Excerpted records:
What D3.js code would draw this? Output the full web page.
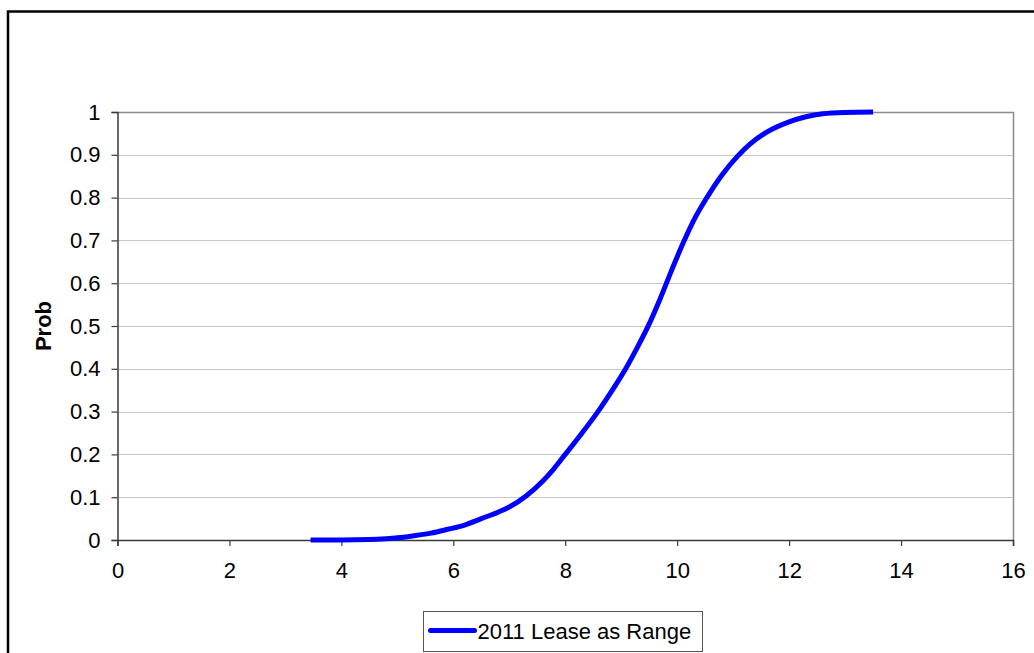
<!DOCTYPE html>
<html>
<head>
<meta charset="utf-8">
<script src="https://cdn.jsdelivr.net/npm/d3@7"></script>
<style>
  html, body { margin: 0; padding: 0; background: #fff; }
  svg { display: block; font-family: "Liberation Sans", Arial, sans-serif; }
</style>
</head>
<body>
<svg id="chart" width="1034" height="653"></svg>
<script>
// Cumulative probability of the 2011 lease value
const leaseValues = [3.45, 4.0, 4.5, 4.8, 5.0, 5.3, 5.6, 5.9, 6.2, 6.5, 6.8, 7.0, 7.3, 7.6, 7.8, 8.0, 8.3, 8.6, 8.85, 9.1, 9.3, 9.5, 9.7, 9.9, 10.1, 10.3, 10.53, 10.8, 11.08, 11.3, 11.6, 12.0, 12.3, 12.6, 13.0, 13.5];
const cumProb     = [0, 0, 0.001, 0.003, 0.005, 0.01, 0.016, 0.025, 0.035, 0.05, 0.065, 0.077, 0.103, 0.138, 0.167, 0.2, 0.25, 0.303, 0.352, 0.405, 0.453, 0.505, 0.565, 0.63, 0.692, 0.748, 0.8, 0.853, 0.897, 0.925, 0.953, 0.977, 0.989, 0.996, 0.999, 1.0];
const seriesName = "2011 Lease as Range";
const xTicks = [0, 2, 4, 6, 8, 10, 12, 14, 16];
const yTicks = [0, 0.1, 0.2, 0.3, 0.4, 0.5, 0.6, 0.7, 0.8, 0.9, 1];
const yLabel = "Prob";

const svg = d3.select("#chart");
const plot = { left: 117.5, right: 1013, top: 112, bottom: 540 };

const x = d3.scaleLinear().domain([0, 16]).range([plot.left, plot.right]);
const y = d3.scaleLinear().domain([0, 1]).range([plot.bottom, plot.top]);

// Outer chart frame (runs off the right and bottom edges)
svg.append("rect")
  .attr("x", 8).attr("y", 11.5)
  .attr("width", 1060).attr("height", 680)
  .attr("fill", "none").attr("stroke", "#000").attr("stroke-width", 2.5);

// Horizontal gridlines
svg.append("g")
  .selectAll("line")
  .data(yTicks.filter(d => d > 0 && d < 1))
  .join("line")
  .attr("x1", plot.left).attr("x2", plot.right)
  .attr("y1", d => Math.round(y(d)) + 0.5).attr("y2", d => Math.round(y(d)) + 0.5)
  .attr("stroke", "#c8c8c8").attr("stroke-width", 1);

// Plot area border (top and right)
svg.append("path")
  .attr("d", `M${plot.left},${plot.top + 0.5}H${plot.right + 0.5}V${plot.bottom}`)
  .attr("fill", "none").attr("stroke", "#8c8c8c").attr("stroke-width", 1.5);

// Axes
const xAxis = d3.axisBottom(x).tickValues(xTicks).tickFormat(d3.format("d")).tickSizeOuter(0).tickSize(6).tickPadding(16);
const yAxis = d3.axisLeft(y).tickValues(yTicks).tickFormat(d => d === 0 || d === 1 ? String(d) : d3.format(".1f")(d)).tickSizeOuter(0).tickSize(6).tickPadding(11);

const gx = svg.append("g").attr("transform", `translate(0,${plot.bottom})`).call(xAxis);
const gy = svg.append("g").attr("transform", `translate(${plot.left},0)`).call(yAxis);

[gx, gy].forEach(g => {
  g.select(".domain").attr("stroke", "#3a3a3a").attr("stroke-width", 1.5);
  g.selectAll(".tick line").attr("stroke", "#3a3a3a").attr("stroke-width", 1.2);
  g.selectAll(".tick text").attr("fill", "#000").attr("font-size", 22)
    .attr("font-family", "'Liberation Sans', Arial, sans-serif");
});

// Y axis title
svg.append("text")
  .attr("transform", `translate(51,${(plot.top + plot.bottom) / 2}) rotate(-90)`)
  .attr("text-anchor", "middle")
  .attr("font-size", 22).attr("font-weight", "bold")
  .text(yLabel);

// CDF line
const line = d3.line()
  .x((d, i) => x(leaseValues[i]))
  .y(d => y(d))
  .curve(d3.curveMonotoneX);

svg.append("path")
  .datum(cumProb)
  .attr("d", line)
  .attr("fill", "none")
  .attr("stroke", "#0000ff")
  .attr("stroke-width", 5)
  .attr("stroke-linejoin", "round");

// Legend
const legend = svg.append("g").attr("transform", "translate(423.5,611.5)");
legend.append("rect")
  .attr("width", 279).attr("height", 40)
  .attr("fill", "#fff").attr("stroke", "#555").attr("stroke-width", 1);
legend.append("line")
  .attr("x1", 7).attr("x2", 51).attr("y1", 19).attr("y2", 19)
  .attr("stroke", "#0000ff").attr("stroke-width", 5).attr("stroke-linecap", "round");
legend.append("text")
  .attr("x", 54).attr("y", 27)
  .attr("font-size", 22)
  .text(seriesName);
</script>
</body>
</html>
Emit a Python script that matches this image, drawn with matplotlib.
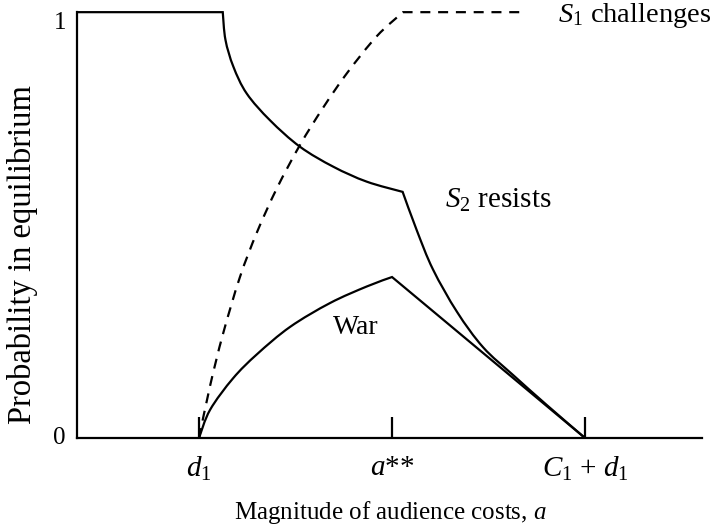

Directions:
Search the data above for the string "script" and copy each line that has it.

Answer to the problem:
<script src="https://cdn.jsdelivr.net/npm/d3@7"></script>
<script>
</script>
Emit a Python script that matches this image, drawn with matplotlib.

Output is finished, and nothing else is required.